====== Data provided ======
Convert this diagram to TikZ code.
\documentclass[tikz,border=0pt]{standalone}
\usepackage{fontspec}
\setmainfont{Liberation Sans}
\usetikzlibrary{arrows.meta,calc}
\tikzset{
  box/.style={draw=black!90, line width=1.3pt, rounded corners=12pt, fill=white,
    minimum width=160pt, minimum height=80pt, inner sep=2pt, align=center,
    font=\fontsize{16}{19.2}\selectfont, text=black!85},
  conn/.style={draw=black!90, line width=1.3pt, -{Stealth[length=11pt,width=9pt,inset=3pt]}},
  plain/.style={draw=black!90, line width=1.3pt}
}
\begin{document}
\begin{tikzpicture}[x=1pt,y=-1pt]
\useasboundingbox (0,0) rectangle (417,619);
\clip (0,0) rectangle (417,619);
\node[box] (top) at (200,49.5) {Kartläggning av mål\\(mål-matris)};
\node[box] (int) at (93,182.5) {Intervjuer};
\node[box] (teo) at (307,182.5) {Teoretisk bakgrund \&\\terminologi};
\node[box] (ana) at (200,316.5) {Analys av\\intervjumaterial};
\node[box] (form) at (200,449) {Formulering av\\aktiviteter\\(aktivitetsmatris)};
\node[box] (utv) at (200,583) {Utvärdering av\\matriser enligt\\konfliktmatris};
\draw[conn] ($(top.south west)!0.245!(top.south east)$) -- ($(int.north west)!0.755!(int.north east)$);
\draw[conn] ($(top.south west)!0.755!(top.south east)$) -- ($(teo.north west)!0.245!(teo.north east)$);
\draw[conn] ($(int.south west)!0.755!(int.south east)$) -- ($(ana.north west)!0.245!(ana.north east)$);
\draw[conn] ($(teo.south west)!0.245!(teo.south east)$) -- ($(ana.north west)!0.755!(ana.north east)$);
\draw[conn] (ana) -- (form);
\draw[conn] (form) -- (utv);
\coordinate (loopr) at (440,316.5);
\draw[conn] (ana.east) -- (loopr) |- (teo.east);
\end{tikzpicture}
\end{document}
======
====== Data provided ======
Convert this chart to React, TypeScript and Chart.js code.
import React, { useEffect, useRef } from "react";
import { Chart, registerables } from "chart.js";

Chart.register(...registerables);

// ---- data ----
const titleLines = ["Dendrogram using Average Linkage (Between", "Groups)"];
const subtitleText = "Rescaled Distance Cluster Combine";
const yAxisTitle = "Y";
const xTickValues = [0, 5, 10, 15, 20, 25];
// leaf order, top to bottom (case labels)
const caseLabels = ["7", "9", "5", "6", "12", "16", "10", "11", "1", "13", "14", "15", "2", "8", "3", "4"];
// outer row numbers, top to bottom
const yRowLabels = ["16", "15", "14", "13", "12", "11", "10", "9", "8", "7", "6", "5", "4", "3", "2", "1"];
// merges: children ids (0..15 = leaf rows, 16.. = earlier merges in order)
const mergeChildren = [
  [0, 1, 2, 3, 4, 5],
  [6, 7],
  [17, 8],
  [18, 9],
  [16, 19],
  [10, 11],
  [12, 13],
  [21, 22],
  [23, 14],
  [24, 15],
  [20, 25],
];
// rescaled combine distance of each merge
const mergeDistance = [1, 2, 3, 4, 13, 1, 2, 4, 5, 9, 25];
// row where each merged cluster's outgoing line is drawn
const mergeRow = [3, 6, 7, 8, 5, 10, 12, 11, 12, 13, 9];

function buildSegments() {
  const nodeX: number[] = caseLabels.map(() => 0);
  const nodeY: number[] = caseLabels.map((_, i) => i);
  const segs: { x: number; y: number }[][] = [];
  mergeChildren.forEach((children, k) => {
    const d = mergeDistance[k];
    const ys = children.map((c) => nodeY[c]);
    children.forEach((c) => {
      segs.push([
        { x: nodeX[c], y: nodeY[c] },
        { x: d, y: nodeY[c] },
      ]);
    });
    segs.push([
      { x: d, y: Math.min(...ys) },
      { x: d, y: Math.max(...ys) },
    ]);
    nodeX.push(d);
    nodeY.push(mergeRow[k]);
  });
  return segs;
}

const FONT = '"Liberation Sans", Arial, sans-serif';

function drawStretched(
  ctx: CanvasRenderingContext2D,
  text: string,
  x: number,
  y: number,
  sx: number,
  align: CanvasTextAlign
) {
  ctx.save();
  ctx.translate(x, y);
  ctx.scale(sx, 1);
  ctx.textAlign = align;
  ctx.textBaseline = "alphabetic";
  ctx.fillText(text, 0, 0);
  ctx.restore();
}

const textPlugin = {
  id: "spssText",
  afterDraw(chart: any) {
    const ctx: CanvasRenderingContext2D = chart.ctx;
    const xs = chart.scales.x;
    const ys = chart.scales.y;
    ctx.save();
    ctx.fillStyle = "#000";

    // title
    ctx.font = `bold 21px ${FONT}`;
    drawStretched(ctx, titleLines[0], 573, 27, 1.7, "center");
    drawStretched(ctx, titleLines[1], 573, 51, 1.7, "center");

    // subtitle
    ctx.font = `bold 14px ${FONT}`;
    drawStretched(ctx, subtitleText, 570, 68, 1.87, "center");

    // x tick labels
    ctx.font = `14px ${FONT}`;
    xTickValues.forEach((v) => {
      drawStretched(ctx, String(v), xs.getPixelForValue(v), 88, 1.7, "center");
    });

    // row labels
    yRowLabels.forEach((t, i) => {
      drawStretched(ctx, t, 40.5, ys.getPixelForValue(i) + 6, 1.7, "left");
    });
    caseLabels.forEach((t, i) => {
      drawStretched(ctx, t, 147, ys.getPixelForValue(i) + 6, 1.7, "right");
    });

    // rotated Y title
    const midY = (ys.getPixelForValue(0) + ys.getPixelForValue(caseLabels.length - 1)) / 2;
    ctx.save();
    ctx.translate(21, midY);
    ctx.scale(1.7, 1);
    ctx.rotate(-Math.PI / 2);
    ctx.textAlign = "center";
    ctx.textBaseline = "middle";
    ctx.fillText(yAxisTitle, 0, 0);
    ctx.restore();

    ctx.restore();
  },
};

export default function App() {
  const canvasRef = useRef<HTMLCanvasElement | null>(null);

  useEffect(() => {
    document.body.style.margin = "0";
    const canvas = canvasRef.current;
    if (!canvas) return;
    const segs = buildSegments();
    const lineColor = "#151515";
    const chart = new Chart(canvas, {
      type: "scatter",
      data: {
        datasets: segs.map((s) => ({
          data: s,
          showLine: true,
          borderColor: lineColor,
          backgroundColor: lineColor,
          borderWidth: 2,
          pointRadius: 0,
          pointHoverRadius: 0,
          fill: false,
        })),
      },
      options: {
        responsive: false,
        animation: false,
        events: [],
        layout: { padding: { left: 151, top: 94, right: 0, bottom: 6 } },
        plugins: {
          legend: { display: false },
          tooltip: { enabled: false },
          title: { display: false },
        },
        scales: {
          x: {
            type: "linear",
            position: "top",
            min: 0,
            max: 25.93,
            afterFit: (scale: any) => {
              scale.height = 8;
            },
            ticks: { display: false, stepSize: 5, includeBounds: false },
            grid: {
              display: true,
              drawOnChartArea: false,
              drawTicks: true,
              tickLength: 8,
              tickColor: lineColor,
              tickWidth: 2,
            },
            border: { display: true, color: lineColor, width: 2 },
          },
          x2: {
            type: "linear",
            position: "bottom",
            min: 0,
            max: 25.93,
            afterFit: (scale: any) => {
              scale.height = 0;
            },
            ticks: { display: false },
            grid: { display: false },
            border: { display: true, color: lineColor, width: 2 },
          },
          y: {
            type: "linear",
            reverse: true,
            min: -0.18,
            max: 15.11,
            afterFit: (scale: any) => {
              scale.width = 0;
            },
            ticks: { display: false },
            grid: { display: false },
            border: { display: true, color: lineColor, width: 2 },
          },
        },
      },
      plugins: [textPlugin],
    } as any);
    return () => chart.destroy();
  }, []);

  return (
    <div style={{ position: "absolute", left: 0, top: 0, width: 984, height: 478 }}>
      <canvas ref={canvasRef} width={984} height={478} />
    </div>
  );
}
======
Exercise objective — From the records above, transcribe without alteration every line from the one with "Convert this chart" to the one with "Chart.register(...registerables);", inclusive.

The response —
Convert this chart to React, TypeScript and Chart.js code.
import React, { useEffect, useRef } from "react";
import { Chart, registerables } from "chart.js";

Chart.register(...registerables);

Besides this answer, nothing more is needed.